> _Dataset extract_
#####

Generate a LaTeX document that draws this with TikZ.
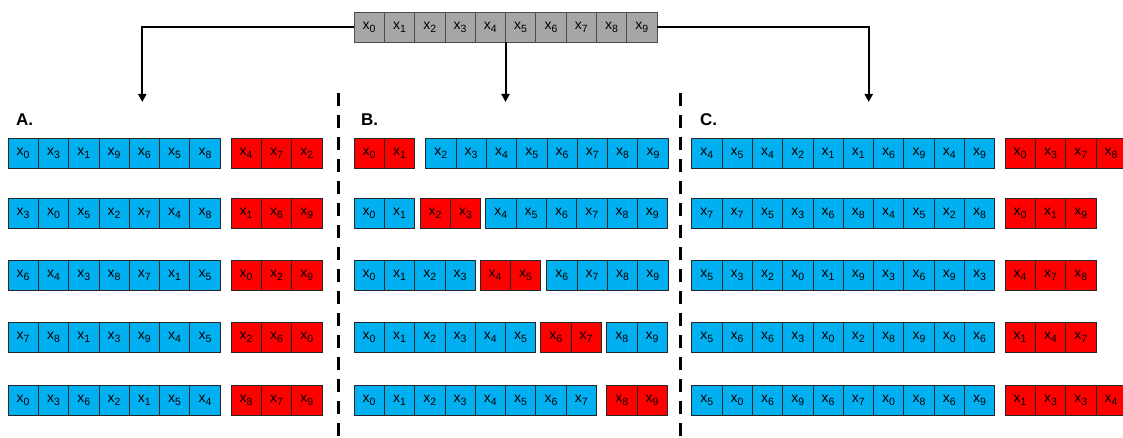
\documentclass[tikz,border=0pt]{standalone}
\usepackage{fontspec}
\setmainfont{Liberation Sans}
\usetikzlibrary{arrows.meta}
\definecolor{cblue}{HTML}{00B0F0}
\definecolor{cred}{HTML}{FF0000}
\definecolor{cgray}{HTML}{A6A6A6}
\newcommand\xs[1]{{\fontsize{14}{14}\selectfont x\raisebox{-3.2pt}{\fontsize{10.5}{10}\selectfont #1}}}
\newcommand\cellrow[5]{%
  \foreach \s [count=\i from 0] in {#5}
    \node[cellbox,#4] (#1\i) at ({#2+(\i+0.5)*30.3},{#3+15}) {\xs{\s}};}
\tikzset{
  cellbox/.style={draw=black!85,line width=0.8pt,minimum width=30.3pt,minimum height=30pt,inner sep=0pt,outer sep=0pt,anchor=center},
  bl/.style={fill=cblue},
  rd/.style={fill=cred},
  gr/.style={fill=cgray,draw=black!70},
  arr/.style={line width=2pt,-{Triangle[width=8pt,length=8pt]}},
  sep/.style={line width=3pt,dash pattern=on 13pt off 9pt},
  lab/.style={font=\fontsize{17}{17}\selectfont\bfseries,anchor=west,inner sep=0pt}
}
\begin{document}
\begin{tikzpicture}[x=1pt,y=-1pt]
\useasboundingbox (0,0) rectangle (1123,438);
\clip (0,0) rectangle (1123,438);
% top bar
\cellrow{t}{354}{12}{gr}{0,1,2,3,4,5,6,7,8,9}
\coordinate (tipA) at (142.3,102);
\coordinate (tipB) at (505.5,102);
\coordinate (tipC) at (868.7,102);
\draw[arr] (t0.west) -| (tipA);
\draw[arr] (t4.south east) -- (tipB);
\draw[arr] (t9.east) -| (tipC);
% separators
\coordinate (s1a) at (338,93); \coordinate (s1b) at (338,440);
\coordinate (s2a) at (680,93); \coordinate (s2b) at (680,440);
\draw[sep] (s1a) -- (s1b);
\draw[sep] (s2a) -- (s2b);
% labels
\node[lab] (labA) at (16,120) {A.};
\node[lab] (labB) at (361,120) {B.};
\node[lab] (labC) at (700,120) {C.};
% A
\cellrow{aa}{8}{138}{bl}{0,3,1,9,6,5,8}\cellrow{ab}{231}{138}{rd}{4,7,2}
\cellrow{ac}{8}{198}{bl}{3,0,5,2,7,4,8}\cellrow{ad}{231}{198}{rd}{1,6,9}
\cellrow{ae}{8}{260}{bl}{6,4,3,8,7,1,5}\cellrow{af}{231}{260}{rd}{0,2,9}
\cellrow{ag}{8}{322}{bl}{7,8,1,3,9,4,5}\cellrow{ah}{231}{322}{rd}{2,6,0}
\cellrow{ai}{8}{385}{bl}{0,3,6,2,1,5,4}\cellrow{aj}{231}{385}{rd}{8,7,9}
% B
\cellrow{ba}{354}{138}{rd}{0,1}\cellrow{bb}{425.7}{138}{bl}{2,3,4,5,6,7,8,9}
\cellrow{bc}{354}{198}{bl}{0,1}\cellrow{bd}{420}{198}{rd}{2,3}\cellrow{be}{485.7}{198}{bl}{4,5,6,7,8,9}
\cellrow{bf}{354}{260}{bl}{0,1,2,3}\cellrow{bg}{480}{260}{rd}{4,5}\cellrow{bh}{546.7}{260}{bl}{6,7,8,9}
\cellrow{bi}{354}{322}{bl}{0,1,2,3,4,5}\cellrow{bj}{540.7}{322}{rd}{6,7}\cellrow{bk}{606.7}{322}{bl}{8,9}
\cellrow{bl}{354}{385}{bl}{0,1,2,3,4,5,6,7}\cellrow{bm}{606.7}{385}{rd}{8,9}
% C
\cellrow{ca}{691.7}{138}{bl}{4,5,4,2,1,1,6,9,4,9}\cellrow{cb}{1005}{138}{rd}{0,3,7,8}
\cellrow{cc}{691.7}{198}{bl}{7,7,5,3,6,8,4,5,2,8}\cellrow{cd}{1005}{198}{rd}{0,1,9}
\cellrow{ce}{691.7}{260}{bl}{5,3,2,0,1,9,3,6,9,3}\cellrow{cf}{1005}{260}{rd}{4,7,8}
\cellrow{cg}{691.7}{322}{bl}{5,6,6,3,0,2,8,9,0,6}\cellrow{ch}{1005}{322}{rd}{1,4,7}
\cellrow{ci}{691.7}{385}{bl}{5,0,6,9,6,7,0,8,6,9}\cellrow{cj}{1005}{385}{rd}{1,3,3,4}
\end{tikzpicture}
\end{document}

#####

> _What to produce_
Return the listing above unchanged, apart from dropping its pictures.

> _Finished exercise_
Generate a LaTeX document that draws this with TikZ.
\documentclass[tikz,border=0pt]{standalone}
\usepackage{fontspec}
\setmainfont{Liberation Sans}
\usetikzlibrary{arrows.meta}
\definecolor{cblue}{HTML}{00B0F0}
\definecolor{cred}{HTML}{FF0000}
\definecolor{cgray}{HTML}{A6A6A6}
\newcommand\xs[1]{{\fontsize{14}{14}\selectfont x\raisebox{-3.2pt}{\fontsize{10.5}{10}\selectfont #1}}}
\newcommand\cellrow[5]{%
  \foreach \s [count=\i from 0] in {#5}
    \node[cellbox,#4] (#1\i) at ({#2+(\i+0.5)*30.3},{#3+15}) {\xs{\s}};}
\tikzset{
  cellbox/.style={draw=black!85,line width=0.8pt,minimum width=30.3pt,minimum height=30pt,inner sep=0pt,outer sep=0pt,anchor=center},
  bl/.style={fill=cblue},
  rd/.style={fill=cred},
  gr/.style={fill=cgray,draw=black!70},
  arr/.style={line width=2pt,-{Triangle[width=8pt,length=8pt]}},
  sep/.style={line width=3pt,dash pattern=on 13pt off 9pt},
  lab/.style={font=\fontsize{17}{17}\selectfont\bfseries,anchor=west,inner sep=0pt}
}
\begin{document}
\begin{tikzpicture}[x=1pt,y=-1pt]
\useasboundingbox (0,0) rectangle (1123,438);
\clip (0,0) rectangle (1123,438);
% top bar
\cellrow{t}{354}{12}{gr}{0,1,2,3,4,5,6,7,8,9}
\coordinate (tipA) at (142.3,102);
\coordinate (tipB) at (505.5,102);
\coordinate (tipC) at (868.7,102);
\draw[arr] (t0.west) -| (tipA);
\draw[arr] (t4.south east) -- (tipB);
\draw[arr] (t9.east) -| (tipC);
% separators
\coordinate (s1a) at (338,93); \coordinate (s1b) at (338,440);
\coordinate (s2a) at (680,93); \coordinate (s2b) at (680,440);
\draw[sep] (s1a) -- (s1b);
\draw[sep] (s2a) -- (s2b);
% labels
\node[lab] (labA) at (16,120) {A.};
\node[lab] (labB) at (361,120) {B.};
\node[lab] (labC) at (700,120) {C.};
% A
\cellrow{aa}{8}{138}{bl}{0,3,1,9,6,5,8}\cellrow{ab}{231}{138}{rd}{4,7,2}
\cellrow{ac}{8}{198}{bl}{3,0,5,2,7,4,8}\cellrow{ad}{231}{198}{rd}{1,6,9}
\cellrow{ae}{8}{260}{bl}{6,4,3,8,7,1,5}\cellrow{af}{231}{260}{rd}{0,2,9}
\cellrow{ag}{8}{322}{bl}{7,8,1,3,9,4,5}\cellrow{ah}{231}{322}{rd}{2,6,0}
\cellrow{ai}{8}{385}{bl}{0,3,6,2,1,5,4}\cellrow{aj}{231}{385}{rd}{8,7,9}
% B
\cellrow{ba}{354}{138}{rd}{0,1}\cellrow{bb}{425.7}{138}{bl}{2,3,4,5,6,7,8,9}
\cellrow{bc}{354}{198}{bl}{0,1}\cellrow{bd}{420}{198}{rd}{2,3}\cellrow{be}{485.7}{198}{bl}{4,5,6,7,8,9}
\cellrow{bf}{354}{260}{bl}{0,1,2,3}\cellrow{bg}{480}{260}{rd}{4,5}\cellrow{bh}{546.7}{260}{bl}{6,7,8,9}
\cellrow{bi}{354}{322}{bl}{0,1,2,3,4,5}\cellrow{bj}{540.7}{322}{rd}{6,7}\cellrow{bk}{606.7}{322}{bl}{8,9}
\cellrow{bl}{354}{385}{bl}{0,1,2,3,4,5,6,7}\cellrow{bm}{606.7}{385}{rd}{8,9}
% C
\cellrow{ca}{691.7}{138}{bl}{4,5,4,2,1,1,6,9,4,9}\cellrow{cb}{1005}{138}{rd}{0,3,7,8}
\cellrow{cc}{691.7}{198}{bl}{7,7,5,3,6,8,4,5,2,8}\cellrow{cd}{1005}{198}{rd}{0,1,9}
\cellrow{ce}{691.7}{260}{bl}{5,3,2,0,1,9,3,6,9,3}\cellrow{cf}{1005}{260}{rd}{4,7,8}
\cellrow{cg}{691.7}{322}{bl}{5,6,6,3,0,2,8,9,0,6}\cellrow{ch}{1005}{322}{rd}{1,4,7}
\cellrow{ci}{691.7}{385}{bl}{5,0,6,9,6,7,0,8,6,9}\cellrow{cj}{1005}{385}{rd}{1,3,3,4}
\end{tikzpicture}
\end{document}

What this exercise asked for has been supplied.